Data section

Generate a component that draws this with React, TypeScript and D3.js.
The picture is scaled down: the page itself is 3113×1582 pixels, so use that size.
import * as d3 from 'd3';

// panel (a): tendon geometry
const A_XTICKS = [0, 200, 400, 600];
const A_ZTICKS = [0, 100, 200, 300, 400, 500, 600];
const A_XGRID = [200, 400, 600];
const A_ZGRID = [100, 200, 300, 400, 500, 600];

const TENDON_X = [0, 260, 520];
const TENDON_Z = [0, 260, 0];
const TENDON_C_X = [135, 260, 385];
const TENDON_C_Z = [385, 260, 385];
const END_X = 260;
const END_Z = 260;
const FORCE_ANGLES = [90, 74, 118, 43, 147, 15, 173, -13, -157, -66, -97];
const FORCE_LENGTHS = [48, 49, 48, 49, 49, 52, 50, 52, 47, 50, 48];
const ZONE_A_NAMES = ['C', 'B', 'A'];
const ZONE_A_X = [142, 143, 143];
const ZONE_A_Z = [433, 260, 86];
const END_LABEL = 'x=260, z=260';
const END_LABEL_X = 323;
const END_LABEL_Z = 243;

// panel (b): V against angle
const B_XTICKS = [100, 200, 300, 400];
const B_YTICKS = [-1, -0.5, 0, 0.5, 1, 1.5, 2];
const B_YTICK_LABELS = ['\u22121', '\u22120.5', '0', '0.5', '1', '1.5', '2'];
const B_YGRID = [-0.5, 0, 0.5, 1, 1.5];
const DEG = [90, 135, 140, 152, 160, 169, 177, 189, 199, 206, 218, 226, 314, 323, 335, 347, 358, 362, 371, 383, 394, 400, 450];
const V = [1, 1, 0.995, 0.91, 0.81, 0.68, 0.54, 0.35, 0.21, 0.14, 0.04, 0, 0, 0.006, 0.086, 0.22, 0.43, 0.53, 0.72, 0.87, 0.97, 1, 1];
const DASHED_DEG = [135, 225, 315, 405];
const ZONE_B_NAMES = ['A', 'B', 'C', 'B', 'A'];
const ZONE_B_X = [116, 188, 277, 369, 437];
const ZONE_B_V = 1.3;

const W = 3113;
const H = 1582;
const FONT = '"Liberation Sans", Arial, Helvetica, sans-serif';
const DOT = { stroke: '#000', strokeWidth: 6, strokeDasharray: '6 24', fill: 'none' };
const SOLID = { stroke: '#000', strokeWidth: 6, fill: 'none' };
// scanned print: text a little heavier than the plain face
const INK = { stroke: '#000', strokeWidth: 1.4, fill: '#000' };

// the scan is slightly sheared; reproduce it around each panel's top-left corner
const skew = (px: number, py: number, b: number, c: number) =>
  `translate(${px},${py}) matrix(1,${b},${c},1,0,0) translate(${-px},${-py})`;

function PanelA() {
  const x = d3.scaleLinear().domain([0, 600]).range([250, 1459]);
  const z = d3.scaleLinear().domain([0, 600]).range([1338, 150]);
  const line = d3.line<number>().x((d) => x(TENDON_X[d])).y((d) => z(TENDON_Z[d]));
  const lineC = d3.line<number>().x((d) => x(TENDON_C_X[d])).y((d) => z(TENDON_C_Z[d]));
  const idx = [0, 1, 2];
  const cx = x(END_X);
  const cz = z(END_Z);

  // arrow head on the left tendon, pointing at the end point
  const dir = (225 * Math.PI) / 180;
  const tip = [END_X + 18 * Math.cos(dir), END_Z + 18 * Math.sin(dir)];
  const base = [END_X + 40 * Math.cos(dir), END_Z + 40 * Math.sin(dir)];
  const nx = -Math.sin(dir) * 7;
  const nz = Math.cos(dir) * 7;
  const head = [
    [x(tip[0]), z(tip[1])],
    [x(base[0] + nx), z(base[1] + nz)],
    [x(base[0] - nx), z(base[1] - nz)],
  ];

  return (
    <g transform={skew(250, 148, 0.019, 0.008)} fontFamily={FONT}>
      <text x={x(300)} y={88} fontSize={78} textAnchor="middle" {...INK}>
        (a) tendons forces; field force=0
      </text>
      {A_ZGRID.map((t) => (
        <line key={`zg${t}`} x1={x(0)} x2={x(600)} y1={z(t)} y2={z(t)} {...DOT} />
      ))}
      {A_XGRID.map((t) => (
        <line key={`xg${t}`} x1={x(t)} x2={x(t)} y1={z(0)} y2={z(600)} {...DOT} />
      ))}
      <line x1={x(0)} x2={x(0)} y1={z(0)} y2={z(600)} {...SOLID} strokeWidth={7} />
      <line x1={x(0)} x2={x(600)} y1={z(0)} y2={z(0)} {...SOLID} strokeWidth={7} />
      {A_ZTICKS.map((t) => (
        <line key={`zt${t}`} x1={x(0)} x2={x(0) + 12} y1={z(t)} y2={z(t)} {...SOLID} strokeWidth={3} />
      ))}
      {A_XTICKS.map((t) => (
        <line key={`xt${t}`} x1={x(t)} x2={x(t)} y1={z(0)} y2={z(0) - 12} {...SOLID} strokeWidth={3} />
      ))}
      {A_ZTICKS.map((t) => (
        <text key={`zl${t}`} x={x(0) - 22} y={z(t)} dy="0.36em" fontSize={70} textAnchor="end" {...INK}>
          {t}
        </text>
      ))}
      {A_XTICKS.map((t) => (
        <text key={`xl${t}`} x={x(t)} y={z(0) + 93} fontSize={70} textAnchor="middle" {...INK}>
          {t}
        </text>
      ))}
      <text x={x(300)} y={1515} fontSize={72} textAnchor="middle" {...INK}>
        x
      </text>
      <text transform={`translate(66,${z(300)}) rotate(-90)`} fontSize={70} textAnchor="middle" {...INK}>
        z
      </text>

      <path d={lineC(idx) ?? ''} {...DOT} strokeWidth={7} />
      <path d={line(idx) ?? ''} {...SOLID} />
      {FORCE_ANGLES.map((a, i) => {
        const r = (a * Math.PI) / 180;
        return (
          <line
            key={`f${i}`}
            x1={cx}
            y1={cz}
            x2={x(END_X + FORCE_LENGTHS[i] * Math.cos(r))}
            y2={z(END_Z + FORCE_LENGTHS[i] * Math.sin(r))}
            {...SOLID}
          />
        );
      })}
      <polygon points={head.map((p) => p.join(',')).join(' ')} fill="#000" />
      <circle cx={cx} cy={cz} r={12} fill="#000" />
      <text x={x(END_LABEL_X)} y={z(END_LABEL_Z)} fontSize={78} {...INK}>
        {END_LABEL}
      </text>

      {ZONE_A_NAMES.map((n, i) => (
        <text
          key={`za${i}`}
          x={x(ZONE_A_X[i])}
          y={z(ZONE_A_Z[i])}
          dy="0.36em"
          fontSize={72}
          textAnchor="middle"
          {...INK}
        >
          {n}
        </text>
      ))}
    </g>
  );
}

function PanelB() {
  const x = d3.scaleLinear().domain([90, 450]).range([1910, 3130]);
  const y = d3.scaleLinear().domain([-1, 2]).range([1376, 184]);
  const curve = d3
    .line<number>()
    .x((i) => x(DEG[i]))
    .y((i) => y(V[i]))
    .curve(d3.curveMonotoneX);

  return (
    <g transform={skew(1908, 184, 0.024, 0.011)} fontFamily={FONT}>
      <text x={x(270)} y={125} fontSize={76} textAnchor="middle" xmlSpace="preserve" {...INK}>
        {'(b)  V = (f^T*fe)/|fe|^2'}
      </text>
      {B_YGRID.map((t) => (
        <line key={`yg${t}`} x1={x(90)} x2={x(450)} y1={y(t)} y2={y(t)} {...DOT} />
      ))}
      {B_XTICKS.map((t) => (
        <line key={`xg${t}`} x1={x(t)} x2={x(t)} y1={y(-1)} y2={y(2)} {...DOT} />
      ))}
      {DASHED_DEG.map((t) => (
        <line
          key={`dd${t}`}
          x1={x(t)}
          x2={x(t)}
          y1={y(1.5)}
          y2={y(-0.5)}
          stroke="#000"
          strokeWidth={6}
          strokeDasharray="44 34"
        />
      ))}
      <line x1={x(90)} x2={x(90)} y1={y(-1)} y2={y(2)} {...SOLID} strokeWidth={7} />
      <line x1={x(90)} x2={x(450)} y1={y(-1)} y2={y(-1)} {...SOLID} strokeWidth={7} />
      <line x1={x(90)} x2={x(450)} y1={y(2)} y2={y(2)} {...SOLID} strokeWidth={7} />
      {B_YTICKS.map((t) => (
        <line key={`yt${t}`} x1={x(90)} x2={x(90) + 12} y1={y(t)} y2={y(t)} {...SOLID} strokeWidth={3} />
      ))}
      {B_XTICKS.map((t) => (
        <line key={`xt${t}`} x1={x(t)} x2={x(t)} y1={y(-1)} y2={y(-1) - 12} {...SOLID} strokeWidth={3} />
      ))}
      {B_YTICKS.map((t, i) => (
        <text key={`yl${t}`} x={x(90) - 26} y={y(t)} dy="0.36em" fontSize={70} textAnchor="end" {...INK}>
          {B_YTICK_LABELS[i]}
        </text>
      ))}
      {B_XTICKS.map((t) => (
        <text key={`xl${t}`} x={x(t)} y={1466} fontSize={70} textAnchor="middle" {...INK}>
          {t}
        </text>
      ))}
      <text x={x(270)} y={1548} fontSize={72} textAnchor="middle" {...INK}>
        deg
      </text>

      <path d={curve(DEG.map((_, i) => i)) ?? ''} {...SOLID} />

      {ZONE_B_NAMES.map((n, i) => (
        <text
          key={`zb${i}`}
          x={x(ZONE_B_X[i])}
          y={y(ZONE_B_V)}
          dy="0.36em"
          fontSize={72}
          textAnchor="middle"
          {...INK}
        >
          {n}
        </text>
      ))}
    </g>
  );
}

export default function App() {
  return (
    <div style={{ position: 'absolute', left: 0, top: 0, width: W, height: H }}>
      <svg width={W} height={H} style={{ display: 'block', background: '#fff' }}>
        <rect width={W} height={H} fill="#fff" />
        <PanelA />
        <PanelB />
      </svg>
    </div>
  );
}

Problem description
Begin at the line that has "The picture is", stop after the line that has "const A_ZGRID = [100, 200, 300, 400, 500, 600];", and repeat exactly those lines, nothing more.

Task result
The picture is scaled down: the page itself is 3113×1582 pixels, so use that size.
import * as d3 from 'd3';

// panel (a): tendon geometry
const A_XTICKS = [0, 200, 400, 600];
const A_ZTICKS = [0, 100, 200, 300, 400, 500, 600];
const A_XGRID = [200, 400, 600];
const A_ZGRID = [100, 200, 300, 400, 500, 600];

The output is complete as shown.